Bertrand Heilbronn, AFPS - PalSol n°74
La réalité est nettement moins reluisante. Le plan d’annexion, qui faisait l’objet de l’accord de gouvernement israélien de début mai, peinait à se mettre en place dans un contexte de pressions internationales et de désaccords dans la coalition gouvernementale, et il fallait bien qu’à la veille des élections Trump puisse obtenir rapidement des résultats visibles. Mais Israël, comme Netanyahou l’a immédiatement déclaré, n’a jamais renoncé à l’annexion, et s’active sans relâche pour en déployer les effets, de facto, sur le terrain.
La réalité est aussi plus menaçante. Derrière ces accords « de paix », pointe le renforcement des alliances militaires et sécuritaires, illustré par la controverse sur la fourniture d’avions F35 aux Émirats, et les enjeux sous-jacents de l’utilisation de leurs bases militaires. C’est une dynamique de guerre qui se met en place, dans la suite logique de la dénonciation de l’accord nucléaire iranien par les États-Unis de Trump… à laquelle Israël a oeuvré sans relâche après avoir tout tenté pour s’opposer à cet accord. Ce n’est pas une alliance pour la paix, c’est une alliance stratégique contre l’Iran qui se dessine. C’est une stratégie d’affrontement qui peut entraîner l’ensemble de la région dans la guerre.
Tout cela ne doit pas nous faire sous-estimer le coup très dur qui a été porté au peuple palestinien. L’atout stratégique que constituait le plan de paix de la Ligue arabe, avec les conditions qu’il mettait à une normalisation des relations des pays arabes avec Israël, se trouve anéanti. Après avoir condamné le plan Trump, la Ligue arabe n’a cette fois pas condamné ces accords. Notons cependant le caractère très minimal, au stade actuel, de la déclaration commune entre Israël et le Bahreïn, et la prudence qui est de mise de la part de nombre d’autres États arabes soumis pourtant à d’intenses pressions des États-Unis.
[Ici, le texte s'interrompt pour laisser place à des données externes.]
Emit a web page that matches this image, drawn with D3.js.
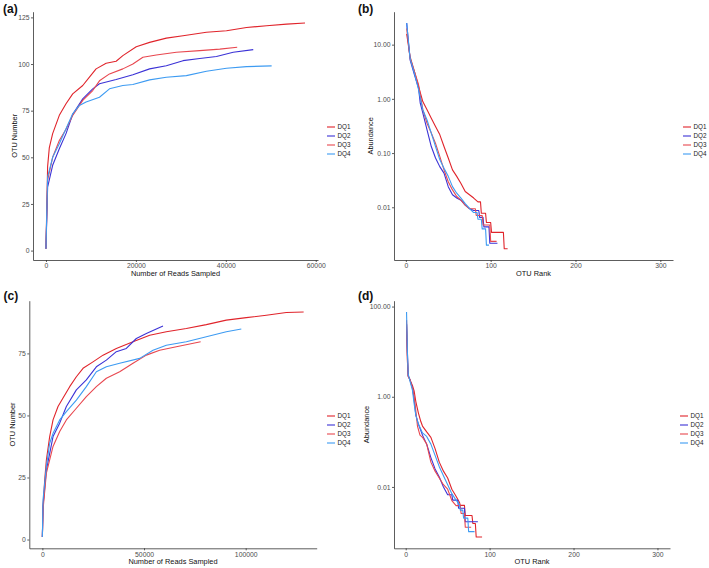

Dans cette situation, les forces politiques palestiniennes n’ont pas d’autre solution que de s’entendre, de reconstruire l’OLP comme « maison commune », capable de définir et de porter une stratégie qui donne perspectives et visibilité à la lutte du peuple palestinien. Dans la situation actuelle où la population palestinienne se bat jour après jour pour survivre, dans un contexte sanitaire très menaçant et face aux attaques incessantes du régime d’occupation, de colonisation et d’apartheid, il y a urgence.
La plupart des pays européens dont la France, ainsi que l’Union européenne, ont « salué » les accords : s’agissait-il d’une position purement diplomatique ou d’une réelle adhésion ? On a senti comme un lâche soulagement devant l’éloignement des perspectives d’une annexion formelle, loin, très loin, des sanctions et des pressions qui seraient nécessaires pour qu’Israël recule dans sa politique de dépossession du peuple palestinien. Mais de nouvelles initiatives semblent se faire jour, à travers notamment une déclaration commune de la France, de l’Allemagne, de l’Égypte et de la Jordanie.
Une chose reste sûre : la période que nous vivons est cruciale, et le peuple palestinien a plus que jamais besoin de notre soutien.